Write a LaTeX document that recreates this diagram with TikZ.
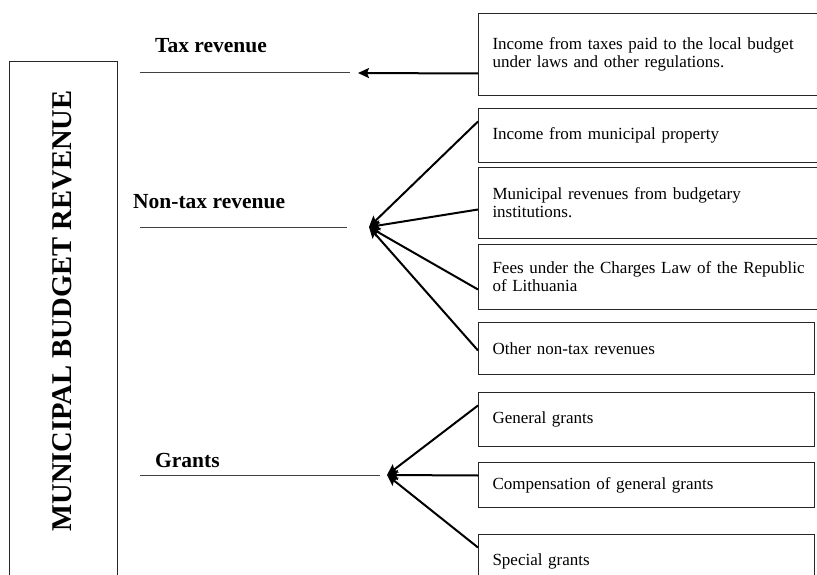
\documentclass[tikz,border=0pt]{standalone}
\usepackage{fontspec}
\setmainfont{Liberation Serif}
\usetikzlibrary{arrows.meta}

\begin{document}
\begin{tikzpicture}[x=1pt,y=-1pt,
  infobox/.style={draw=black!85,line width=1pt,anchor=north west,inner xsep=14pt,inner ysep=0pt,align=left,font=\fontsize{17}{18}\selectfont},
  heading/.style={anchor=base west,inner sep=0pt,font=\fontsize{21.5}{24}\selectfont\bfseries},
  rule/.style={black!75,line width=1pt},
  fan/.style={line width=2pt,-{Stealth[length=11pt,width=10pt,inset=2pt]}}]
  \useasboundingbox (0,0) rectangle (817,575);
  \clip (0,0) rectangle (817,575);
  % left frame with the vertical title
  \node[draw=black!85,line width=1pt,anchor=north west,minimum width=108pt,minimum height=560pt] (frame) at (9,61) {};
  \node[rotate=90,font=\fontsize{28.6}{30}\selectfont\bfseries] (title) at (62,311) {MUNICIPAL BUDGET REVENUE};
  % headings and their rules
  \node[heading] (tax) at (155,53) {Tax revenue};
  \node[heading] (nontax) at (133,208) {Non-tax revenue};
  \node[heading] (grants) at (155,467) {Grants};
  \draw[rule] (140,73) -- (350,73);
  \draw[rule] (140,227) -- (347,227);
  \draw[rule] (140,475) -- (380,475);
  % source boxes
  \foreach \n/\t/\h/\w/\txt in {
    taxsrc/13/82/330/{Income from taxes paid to the local budget\\under laws and other regulations.},
    prop/108/54/330/{Income from municipal property},
    inst/167/71/330/{Municipal revenues from budgetary\\institutions.},
    fees/244/65/330/{Fees under the Charges Law of the Republic\\of Lithuania},
    other/322/52/308/{Other non-tax revenues},
    general/392/54/308/{General grants},
    comp/462/45/308/{Compensation of general grants},
    special/534/54/308/{Special grants}}
    \node[infobox,text width=\w pt,minimum height=\h pt] (\n) at (478,\t) {\txt};
  % arrows into the headings
  \coordinate (taxtip) at (358,73);
  \coordinate (ntxtip) at (369,227);
  \coordinate (grtip) at (387,475);
  \draw[fan] ([yshift=-19pt]taxsrc.west) -- (taxtip);
  \foreach \b/\dy in {prop/14,inst/-6.5,fees/-12.5,other/-2}
    \draw[fan] ([yshift=\dy pt]\b.west) -- (ntxtip);
  \foreach \b/\dy in {general/14,comp/9.5,special/14}
    \draw[fan] ([yshift=\dy pt]\b.west) -- (grtip);
\end{tikzpicture}
\end{document}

• • • • • • •

SHORT EXERCISE: Transcribe the material exactly, leaving every picture out.

THE REPLY:
Write a LaTeX document that recreates this diagram with TikZ.
\documentclass[tikz,border=0pt]{standalone}
\usepackage{fontspec}
\setmainfont{Liberation Serif}
\usetikzlibrary{arrows.meta}

\begin{document}
\begin{tikzpicture}[x=1pt,y=-1pt,
  infobox/.style={draw=black!85,line width=1pt,anchor=north west,inner xsep=14pt,inner ysep=0pt,align=left,font=\fontsize{17}{18}\selectfont},
  heading/.style={anchor=base west,inner sep=0pt,font=\fontsize{21.5}{24}\selectfont\bfseries},
  rule/.style={black!75,line width=1pt},
  fan/.style={line width=2pt,-{Stealth[length=11pt,width=10pt,inset=2pt]}}]
  \useasboundingbox (0,0) rectangle (817,575);
  \clip (0,0) rectangle (817,575);
  % left frame with the vertical title
  \node[draw=black!85,line width=1pt,anchor=north west,minimum width=108pt,minimum height=560pt] (frame) at (9,61) {};
  \node[rotate=90,font=\fontsize{28.6}{30}\selectfont\bfseries] (title) at (62,311) {MUNICIPAL BUDGET REVENUE};
  % headings and their rules
  \node[heading] (tax) at (155,53) {Tax revenue};
  \node[heading] (nontax) at (133,208) {Non-tax revenue};
  \node[heading] (grants) at (155,467) {Grants};
  \draw[rule] (140,73) -- (350,73);
  \draw[rule] (140,227) -- (347,227);
  \draw[rule] (140,475) -- (380,475);
  % source boxes
  \foreach \n/\t/\h/\w/\txt in {
    taxsrc/13/82/330/{Income from taxes paid to the local budget\\under laws and other regulations.},
    prop/108/54/330/{Income from municipal property},
    inst/167/71/330/{Municipal revenues from budgetary\\institutions.},
    fees/244/65/330/{Fees under the Charges Law of the Republic\\of Lithuania},
    other/322/52/308/{Other non-tax revenues},
    general/392/54/308/{General grants},
    comp/462/45/308/{Compensation of general grants},
    special/534/54/308/{Special grants}}
    \node[infobox,text width=\w pt,minimum height=\h pt] (\n) at (478,\t) {\txt};
  % arrows into the headings
  \coordinate (taxtip) at (358,73);
  \coordinate (ntxtip) at (369,227);
  \coordinate (grtip) at (387,475);
  \draw[fan] ([yshift=-19pt]taxsrc.west) -- (taxtip);
  \foreach \b/\dy in {prop/14,inst/-6.5,fees/-12.5,other/-2}
    \draw[fan] ([yshift=\dy pt]\b.west) -- (ntxtip);
  \foreach \b/\dy in {general/14,comp/9.5,special/14}
    \draw[fan] ([yshift=\dy pt]\b.west) -- (grtip);
\end{tikzpicture}
\end{document}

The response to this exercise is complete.